• [GIVEN EXERCISE] Pictures stay out of the copy. Please reproduce only the lines between the one holding "What D3.js code" and the one holding "const y = d3.scaleLinear().domain([0, 2]).range([height", inclusive.

• [PROVIDED DATA]
****

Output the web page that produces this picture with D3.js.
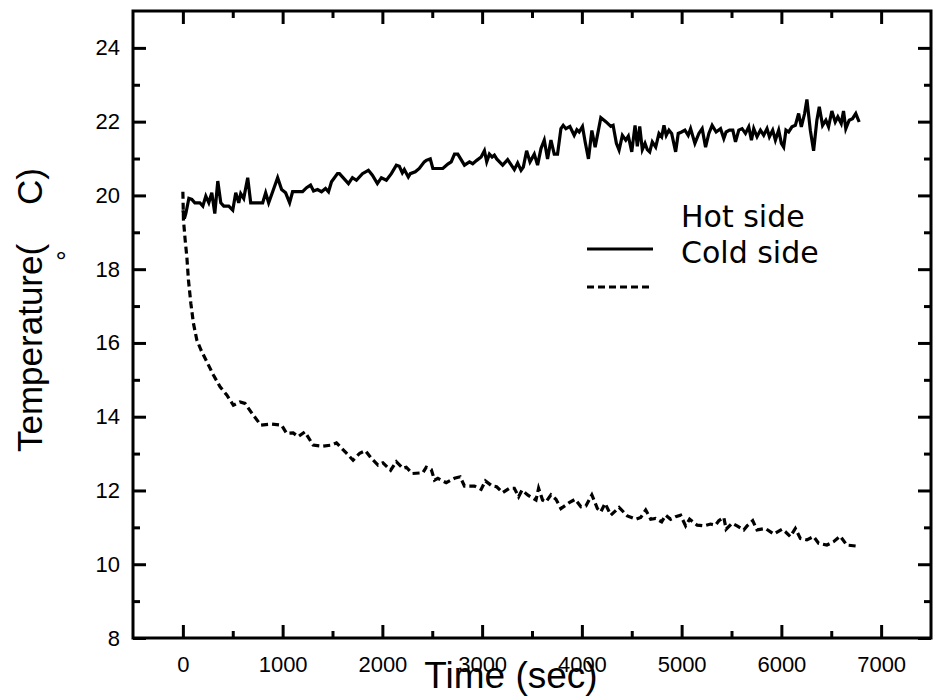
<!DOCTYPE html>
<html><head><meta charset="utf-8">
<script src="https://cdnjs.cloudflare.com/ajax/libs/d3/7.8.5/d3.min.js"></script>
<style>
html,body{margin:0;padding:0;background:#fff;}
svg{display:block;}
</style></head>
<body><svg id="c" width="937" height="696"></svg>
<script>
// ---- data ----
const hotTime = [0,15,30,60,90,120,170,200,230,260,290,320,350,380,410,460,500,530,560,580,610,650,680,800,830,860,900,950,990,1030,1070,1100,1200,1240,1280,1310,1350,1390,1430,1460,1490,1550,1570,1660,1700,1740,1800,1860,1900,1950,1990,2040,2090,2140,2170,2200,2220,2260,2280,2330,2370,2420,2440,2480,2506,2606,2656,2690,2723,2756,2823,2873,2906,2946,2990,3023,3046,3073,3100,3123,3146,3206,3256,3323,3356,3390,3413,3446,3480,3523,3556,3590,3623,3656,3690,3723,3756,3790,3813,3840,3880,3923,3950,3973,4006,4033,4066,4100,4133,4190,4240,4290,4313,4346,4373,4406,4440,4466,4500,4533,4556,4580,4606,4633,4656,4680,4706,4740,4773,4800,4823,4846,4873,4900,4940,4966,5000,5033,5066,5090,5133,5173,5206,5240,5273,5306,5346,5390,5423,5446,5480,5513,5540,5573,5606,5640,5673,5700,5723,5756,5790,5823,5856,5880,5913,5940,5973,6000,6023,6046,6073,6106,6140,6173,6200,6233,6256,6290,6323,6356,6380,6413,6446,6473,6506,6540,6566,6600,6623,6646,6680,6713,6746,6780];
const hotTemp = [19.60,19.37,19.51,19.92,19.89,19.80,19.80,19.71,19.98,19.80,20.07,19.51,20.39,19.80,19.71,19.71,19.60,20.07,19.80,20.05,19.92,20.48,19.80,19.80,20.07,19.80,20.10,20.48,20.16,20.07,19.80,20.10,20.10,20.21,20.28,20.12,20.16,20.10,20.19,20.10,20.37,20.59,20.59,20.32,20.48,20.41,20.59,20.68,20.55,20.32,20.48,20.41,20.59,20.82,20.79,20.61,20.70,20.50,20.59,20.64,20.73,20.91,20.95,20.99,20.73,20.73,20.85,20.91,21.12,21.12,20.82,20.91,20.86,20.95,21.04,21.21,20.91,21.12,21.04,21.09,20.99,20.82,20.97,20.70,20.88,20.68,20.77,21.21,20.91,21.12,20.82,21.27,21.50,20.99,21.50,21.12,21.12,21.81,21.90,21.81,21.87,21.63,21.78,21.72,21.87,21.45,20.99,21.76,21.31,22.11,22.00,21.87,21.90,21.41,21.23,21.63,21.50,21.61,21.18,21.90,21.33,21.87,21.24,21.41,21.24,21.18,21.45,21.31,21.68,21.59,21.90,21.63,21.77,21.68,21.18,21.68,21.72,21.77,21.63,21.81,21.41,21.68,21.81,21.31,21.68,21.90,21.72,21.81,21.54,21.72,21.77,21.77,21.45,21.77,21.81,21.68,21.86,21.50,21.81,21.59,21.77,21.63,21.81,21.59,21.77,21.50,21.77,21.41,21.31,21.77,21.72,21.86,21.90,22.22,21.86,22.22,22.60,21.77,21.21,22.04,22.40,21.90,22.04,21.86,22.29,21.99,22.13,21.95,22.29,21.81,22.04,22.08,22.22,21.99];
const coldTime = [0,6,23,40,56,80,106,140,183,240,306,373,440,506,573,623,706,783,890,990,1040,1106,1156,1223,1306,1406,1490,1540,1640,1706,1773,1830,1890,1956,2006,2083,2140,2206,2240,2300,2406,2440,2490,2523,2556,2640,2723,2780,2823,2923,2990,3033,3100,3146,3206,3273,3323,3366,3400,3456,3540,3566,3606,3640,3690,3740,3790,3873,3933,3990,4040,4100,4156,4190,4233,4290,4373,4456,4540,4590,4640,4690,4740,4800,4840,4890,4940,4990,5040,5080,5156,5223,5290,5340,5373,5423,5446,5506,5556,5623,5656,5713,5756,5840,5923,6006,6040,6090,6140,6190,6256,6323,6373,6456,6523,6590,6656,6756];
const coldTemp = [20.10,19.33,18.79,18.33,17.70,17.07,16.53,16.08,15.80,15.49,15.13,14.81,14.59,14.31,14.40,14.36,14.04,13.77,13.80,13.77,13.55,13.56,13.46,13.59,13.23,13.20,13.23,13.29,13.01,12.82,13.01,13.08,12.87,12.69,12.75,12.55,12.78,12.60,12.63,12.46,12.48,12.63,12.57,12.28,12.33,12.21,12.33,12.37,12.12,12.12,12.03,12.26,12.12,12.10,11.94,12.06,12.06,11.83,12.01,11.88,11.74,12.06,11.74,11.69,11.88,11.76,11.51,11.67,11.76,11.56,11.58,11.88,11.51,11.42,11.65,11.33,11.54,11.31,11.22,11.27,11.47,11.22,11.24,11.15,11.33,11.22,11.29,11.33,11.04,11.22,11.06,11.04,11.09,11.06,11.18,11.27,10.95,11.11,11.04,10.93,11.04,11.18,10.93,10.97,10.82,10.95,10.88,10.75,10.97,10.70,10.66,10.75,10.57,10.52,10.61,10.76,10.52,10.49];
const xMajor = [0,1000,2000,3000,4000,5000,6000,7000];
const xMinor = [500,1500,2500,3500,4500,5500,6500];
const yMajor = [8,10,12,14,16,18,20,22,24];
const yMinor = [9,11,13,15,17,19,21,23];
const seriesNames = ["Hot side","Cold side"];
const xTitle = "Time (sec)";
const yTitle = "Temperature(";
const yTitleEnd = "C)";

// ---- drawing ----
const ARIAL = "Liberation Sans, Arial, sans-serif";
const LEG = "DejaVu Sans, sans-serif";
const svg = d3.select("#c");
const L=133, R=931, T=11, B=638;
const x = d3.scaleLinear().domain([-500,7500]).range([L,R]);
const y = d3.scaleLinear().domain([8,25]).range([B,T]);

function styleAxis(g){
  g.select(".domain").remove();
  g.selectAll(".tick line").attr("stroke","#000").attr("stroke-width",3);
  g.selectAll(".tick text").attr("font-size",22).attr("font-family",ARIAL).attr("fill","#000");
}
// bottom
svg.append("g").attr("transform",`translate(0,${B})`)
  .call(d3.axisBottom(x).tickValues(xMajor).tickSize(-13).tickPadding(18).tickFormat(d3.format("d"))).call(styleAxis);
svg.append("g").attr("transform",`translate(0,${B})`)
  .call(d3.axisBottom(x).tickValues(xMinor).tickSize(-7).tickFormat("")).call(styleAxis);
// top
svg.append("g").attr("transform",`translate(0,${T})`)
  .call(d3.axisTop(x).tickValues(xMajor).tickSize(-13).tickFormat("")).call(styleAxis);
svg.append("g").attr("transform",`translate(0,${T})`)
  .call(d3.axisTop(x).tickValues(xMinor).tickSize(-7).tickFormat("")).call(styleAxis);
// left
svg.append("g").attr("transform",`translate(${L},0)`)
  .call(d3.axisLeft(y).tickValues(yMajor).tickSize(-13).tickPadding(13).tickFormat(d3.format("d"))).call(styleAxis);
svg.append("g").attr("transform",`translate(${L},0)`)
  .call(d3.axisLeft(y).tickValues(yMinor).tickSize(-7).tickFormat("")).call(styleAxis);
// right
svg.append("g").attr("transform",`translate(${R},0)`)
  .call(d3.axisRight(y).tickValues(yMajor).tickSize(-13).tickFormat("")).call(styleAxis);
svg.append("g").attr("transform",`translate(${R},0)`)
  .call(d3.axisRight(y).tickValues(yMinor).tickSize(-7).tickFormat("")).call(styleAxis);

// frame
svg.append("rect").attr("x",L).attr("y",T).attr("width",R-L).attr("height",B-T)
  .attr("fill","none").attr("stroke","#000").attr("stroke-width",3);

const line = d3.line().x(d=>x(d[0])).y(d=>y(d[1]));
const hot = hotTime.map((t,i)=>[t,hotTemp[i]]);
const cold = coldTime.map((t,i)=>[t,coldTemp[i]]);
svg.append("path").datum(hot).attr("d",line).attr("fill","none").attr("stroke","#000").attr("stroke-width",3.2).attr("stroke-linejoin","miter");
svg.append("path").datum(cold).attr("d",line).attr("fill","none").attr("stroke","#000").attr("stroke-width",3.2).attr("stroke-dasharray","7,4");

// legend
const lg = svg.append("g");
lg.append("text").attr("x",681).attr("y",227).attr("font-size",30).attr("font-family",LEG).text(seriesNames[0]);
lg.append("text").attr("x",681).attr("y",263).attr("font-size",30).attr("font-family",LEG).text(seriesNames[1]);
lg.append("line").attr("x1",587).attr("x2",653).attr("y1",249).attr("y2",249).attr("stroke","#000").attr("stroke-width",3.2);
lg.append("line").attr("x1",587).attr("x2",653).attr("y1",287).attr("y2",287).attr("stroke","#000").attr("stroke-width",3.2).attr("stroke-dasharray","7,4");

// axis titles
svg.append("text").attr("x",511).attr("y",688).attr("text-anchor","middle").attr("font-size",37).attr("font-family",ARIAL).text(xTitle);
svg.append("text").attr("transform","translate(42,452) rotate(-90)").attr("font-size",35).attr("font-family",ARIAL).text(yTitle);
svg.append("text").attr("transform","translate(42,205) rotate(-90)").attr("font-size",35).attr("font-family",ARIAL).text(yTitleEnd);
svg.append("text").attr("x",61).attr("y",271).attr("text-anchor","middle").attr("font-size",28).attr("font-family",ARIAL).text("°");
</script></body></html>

****

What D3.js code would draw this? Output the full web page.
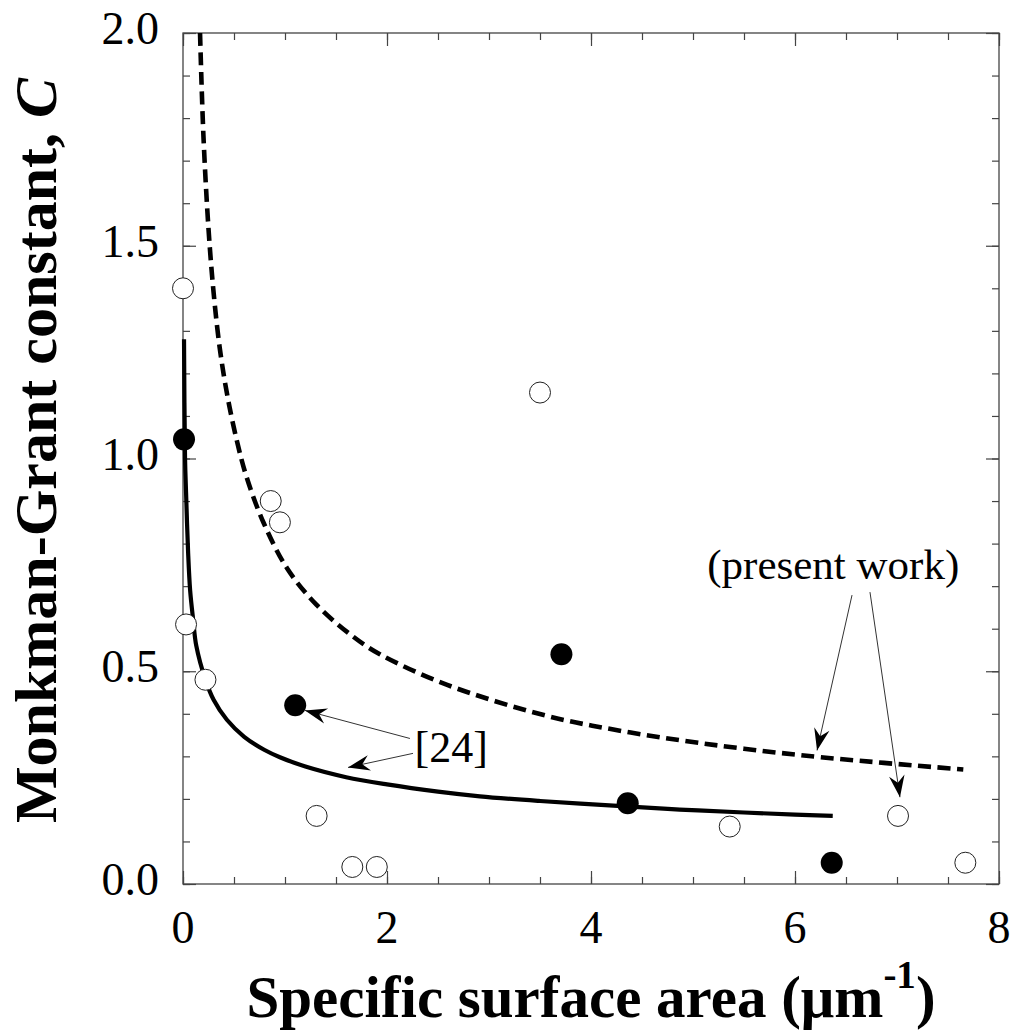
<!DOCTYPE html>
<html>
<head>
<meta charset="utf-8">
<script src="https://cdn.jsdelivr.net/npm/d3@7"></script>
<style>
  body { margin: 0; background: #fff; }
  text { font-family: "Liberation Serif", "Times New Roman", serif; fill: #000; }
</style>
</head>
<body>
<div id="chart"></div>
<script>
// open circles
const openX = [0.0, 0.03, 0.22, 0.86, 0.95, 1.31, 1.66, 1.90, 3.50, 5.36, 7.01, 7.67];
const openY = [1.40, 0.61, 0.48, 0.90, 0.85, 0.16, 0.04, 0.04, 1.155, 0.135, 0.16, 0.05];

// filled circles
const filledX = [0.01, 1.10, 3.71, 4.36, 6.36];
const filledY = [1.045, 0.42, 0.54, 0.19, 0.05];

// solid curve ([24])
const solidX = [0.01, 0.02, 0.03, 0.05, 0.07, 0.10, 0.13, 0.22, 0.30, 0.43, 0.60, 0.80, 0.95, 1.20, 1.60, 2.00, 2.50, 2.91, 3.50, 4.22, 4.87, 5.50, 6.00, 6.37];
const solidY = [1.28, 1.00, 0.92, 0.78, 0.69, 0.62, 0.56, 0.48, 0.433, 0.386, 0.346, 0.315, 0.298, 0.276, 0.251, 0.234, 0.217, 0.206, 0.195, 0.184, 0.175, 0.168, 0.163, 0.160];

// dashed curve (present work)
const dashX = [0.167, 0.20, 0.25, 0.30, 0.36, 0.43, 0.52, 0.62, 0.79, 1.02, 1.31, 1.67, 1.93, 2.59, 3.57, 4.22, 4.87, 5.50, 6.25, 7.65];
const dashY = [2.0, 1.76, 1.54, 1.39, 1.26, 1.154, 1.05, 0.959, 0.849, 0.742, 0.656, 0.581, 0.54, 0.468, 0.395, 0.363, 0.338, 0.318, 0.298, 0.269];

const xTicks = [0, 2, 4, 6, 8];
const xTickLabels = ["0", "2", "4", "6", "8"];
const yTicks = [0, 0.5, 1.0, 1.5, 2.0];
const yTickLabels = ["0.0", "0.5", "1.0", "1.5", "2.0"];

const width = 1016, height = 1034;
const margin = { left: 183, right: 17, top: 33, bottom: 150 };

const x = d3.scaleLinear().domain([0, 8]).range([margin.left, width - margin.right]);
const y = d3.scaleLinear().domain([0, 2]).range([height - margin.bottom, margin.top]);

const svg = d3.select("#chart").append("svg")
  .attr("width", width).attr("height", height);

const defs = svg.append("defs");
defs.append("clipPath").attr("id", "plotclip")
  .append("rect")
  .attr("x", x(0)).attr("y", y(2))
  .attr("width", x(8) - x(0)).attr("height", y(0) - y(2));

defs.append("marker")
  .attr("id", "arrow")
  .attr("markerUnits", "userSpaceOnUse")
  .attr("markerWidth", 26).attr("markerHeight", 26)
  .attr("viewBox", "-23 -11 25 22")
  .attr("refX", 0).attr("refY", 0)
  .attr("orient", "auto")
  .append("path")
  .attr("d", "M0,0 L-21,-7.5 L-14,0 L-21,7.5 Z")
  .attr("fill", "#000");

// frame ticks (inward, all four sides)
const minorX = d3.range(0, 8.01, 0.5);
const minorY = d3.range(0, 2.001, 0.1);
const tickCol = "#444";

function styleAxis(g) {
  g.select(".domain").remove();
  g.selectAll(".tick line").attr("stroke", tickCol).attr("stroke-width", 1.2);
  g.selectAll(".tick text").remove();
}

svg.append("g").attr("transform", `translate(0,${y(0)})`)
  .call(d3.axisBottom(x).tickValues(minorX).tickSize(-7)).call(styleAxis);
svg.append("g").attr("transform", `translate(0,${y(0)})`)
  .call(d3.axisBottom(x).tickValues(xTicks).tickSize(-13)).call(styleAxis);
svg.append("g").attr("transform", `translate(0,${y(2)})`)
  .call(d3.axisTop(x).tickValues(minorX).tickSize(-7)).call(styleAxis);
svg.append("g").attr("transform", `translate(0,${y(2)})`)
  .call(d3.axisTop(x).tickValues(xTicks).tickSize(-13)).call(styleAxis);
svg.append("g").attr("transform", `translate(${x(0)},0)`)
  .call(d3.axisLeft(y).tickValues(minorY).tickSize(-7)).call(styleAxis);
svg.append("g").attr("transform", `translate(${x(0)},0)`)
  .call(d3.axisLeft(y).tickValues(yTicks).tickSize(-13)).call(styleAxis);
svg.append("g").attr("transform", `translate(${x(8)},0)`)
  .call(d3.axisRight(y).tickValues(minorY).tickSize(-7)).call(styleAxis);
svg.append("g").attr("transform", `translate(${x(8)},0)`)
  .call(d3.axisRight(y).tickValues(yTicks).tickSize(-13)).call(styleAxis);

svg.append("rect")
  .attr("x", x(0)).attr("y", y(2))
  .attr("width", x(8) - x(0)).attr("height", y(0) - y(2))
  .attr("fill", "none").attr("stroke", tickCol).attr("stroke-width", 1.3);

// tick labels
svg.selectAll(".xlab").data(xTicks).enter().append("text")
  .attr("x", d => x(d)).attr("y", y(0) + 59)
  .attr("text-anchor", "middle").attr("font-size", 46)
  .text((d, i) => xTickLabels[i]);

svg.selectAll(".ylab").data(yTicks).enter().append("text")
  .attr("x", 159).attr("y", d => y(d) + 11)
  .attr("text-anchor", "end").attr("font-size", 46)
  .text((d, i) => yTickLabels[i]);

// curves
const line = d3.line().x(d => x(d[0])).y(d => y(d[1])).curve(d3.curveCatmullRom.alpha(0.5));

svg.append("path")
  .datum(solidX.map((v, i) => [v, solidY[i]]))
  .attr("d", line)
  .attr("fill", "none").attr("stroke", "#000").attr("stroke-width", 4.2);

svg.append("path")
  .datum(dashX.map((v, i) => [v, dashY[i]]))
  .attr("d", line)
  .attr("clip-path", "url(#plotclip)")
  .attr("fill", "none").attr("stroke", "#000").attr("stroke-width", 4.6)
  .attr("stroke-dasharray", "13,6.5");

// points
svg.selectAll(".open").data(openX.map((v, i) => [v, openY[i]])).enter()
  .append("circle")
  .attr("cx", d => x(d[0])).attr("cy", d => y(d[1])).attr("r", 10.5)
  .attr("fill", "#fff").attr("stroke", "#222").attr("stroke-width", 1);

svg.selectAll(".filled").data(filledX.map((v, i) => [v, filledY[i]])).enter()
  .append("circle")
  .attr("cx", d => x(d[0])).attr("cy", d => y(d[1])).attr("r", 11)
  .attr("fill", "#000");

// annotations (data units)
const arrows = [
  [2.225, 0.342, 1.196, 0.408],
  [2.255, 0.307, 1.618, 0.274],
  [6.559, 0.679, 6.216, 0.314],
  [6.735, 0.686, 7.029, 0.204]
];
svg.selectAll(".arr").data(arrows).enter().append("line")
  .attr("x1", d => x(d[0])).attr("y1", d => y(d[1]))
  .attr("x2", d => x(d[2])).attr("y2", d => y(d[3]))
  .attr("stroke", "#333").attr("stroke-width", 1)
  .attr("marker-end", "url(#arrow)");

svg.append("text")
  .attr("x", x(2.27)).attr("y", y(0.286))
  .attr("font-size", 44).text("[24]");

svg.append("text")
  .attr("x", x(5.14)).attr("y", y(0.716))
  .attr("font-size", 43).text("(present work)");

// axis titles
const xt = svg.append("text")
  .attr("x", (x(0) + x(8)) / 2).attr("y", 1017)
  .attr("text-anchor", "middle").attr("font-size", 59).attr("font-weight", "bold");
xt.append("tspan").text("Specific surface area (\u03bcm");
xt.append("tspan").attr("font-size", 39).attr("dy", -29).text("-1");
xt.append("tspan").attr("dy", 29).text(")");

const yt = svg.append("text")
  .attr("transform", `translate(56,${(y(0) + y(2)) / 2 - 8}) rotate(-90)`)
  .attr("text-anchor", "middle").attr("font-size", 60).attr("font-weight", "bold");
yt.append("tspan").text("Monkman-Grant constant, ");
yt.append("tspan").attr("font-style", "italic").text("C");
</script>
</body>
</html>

****

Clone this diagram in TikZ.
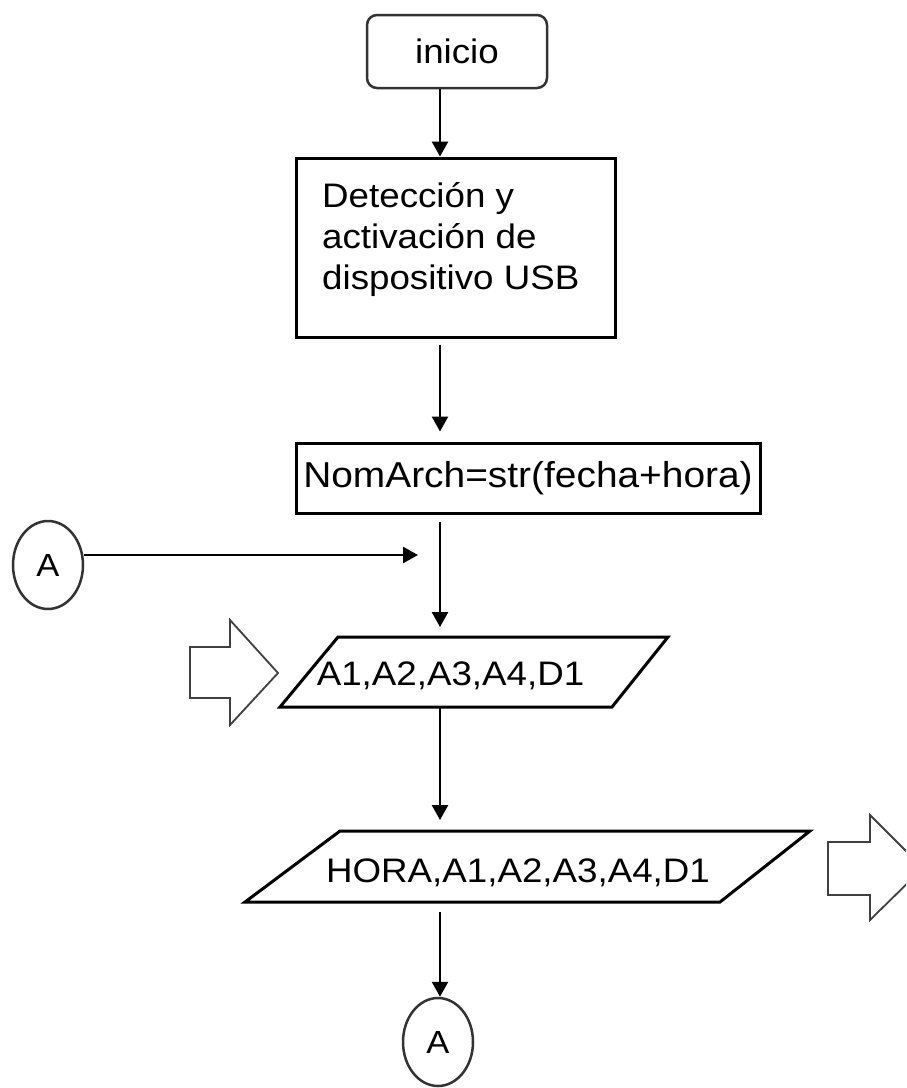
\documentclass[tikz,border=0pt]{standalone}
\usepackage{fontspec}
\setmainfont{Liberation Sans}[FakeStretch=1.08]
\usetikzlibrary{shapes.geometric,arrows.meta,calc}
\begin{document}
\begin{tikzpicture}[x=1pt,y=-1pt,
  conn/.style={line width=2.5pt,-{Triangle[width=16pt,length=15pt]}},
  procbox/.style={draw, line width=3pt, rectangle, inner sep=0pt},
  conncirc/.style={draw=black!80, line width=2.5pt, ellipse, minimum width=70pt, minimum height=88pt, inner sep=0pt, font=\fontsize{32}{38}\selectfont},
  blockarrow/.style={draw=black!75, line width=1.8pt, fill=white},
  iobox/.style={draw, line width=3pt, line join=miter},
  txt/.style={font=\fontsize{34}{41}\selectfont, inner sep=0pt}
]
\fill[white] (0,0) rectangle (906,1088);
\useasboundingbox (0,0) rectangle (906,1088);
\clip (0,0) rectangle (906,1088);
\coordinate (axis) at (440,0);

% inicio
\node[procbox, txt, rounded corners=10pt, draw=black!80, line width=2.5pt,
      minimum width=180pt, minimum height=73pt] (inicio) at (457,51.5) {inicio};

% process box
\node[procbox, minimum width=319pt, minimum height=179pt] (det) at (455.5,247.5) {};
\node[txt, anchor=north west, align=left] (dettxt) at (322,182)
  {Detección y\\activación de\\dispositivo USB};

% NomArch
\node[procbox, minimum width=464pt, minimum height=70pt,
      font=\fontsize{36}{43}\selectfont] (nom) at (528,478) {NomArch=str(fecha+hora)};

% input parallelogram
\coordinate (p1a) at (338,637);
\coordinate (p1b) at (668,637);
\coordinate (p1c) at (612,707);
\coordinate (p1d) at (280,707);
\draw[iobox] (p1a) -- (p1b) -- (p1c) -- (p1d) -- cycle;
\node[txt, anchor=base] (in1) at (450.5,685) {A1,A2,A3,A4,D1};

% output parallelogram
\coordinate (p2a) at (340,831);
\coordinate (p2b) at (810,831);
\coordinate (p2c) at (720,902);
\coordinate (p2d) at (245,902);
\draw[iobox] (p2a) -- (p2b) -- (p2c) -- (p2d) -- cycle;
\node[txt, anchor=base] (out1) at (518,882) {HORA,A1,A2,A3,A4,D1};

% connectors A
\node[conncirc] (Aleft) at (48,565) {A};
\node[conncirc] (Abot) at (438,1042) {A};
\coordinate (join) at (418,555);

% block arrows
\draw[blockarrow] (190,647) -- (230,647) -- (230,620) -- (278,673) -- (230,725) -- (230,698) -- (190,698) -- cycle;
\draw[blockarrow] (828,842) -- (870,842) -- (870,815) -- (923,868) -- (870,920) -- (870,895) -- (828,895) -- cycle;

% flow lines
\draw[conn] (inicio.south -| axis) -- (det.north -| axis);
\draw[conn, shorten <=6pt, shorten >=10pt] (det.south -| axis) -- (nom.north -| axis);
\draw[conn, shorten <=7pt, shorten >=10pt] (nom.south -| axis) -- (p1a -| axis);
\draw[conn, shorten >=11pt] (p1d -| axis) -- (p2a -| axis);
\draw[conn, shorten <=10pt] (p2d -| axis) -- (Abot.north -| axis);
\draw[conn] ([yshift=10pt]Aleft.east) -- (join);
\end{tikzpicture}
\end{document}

****

• [OUTPUT FOR THIS EXERCISE]
What D3.js code would draw this? Output the full web page.
<!DOCTYPE html>
<html>
<head>
<meta charset="utf-8">
<script src="https://cdn.jsdelivr.net/npm/d3@7"></script>
<style>
  body { margin: 0; background: #fff; }
  text { font-family: "Liberation Serif", "Times New Roman", serif; fill: #000; }
</style>
</head>
<body>
<div id="chart"></div>
<script>
// open circles
const openX = [0.0, 0.03, 0.22, 0.86, 0.95, 1.31, 1.66, 1.90, 3.50, 5.36, 7.01, 7.67];
const openY = [1.40, 0.61, 0.48, 0.90, 0.85, 0.16, 0.04, 0.04, 1.155, 0.135, 0.16, 0.05];

// filled circles
const filledX = [0.01, 1.10, 3.71, 4.36, 6.36];
const filledY = [1.045, 0.42, 0.54, 0.19, 0.05];

// solid curve ([24])
const solidX = [0.01, 0.02, 0.03, 0.05, 0.07, 0.10, 0.13, 0.22, 0.30, 0.43, 0.60, 0.80, 0.95, 1.20, 1.60, 2.00, 2.50, 2.91, 3.50, 4.22, 4.87, 5.50, 6.00, 6.37];
const solidY = [1.28, 1.00, 0.92, 0.78, 0.69, 0.62, 0.56, 0.48, 0.433, 0.386, 0.346, 0.315, 0.298, 0.276, 0.251, 0.234, 0.217, 0.206, 0.195, 0.184, 0.175, 0.168, 0.163, 0.160];

// dashed curve (present work)
const dashX = [0.167, 0.20, 0.25, 0.30, 0.36, 0.43, 0.52, 0.62, 0.79, 1.02, 1.31, 1.67, 1.93, 2.59, 3.57, 4.22, 4.87, 5.50, 6.25, 7.65];
const dashY = [2.0, 1.76, 1.54, 1.39, 1.26, 1.154, 1.05, 0.959, 0.849, 0.742, 0.656, 0.581, 0.54, 0.468, 0.395, 0.363, 0.338, 0.318, 0.298, 0.269];

const xTicks = [0, 2, 4, 6, 8];
const xTickLabels = ["0", "2", "4", "6", "8"];
const yTicks = [0, 0.5, 1.0, 1.5, 2.0];
const yTickLabels = ["0.0", "0.5", "1.0", "1.5", "2.0"];

const width = 1016, height = 1034;
const margin = { left: 183, right: 17, top: 33, bottom: 150 };

const x = d3.scaleLinear().domain([0, 8]).range([margin.left, width - margin.right]);
const y = d3.scaleLinear().domain([0, 2]).range([height - margin.bottom, margin.top]);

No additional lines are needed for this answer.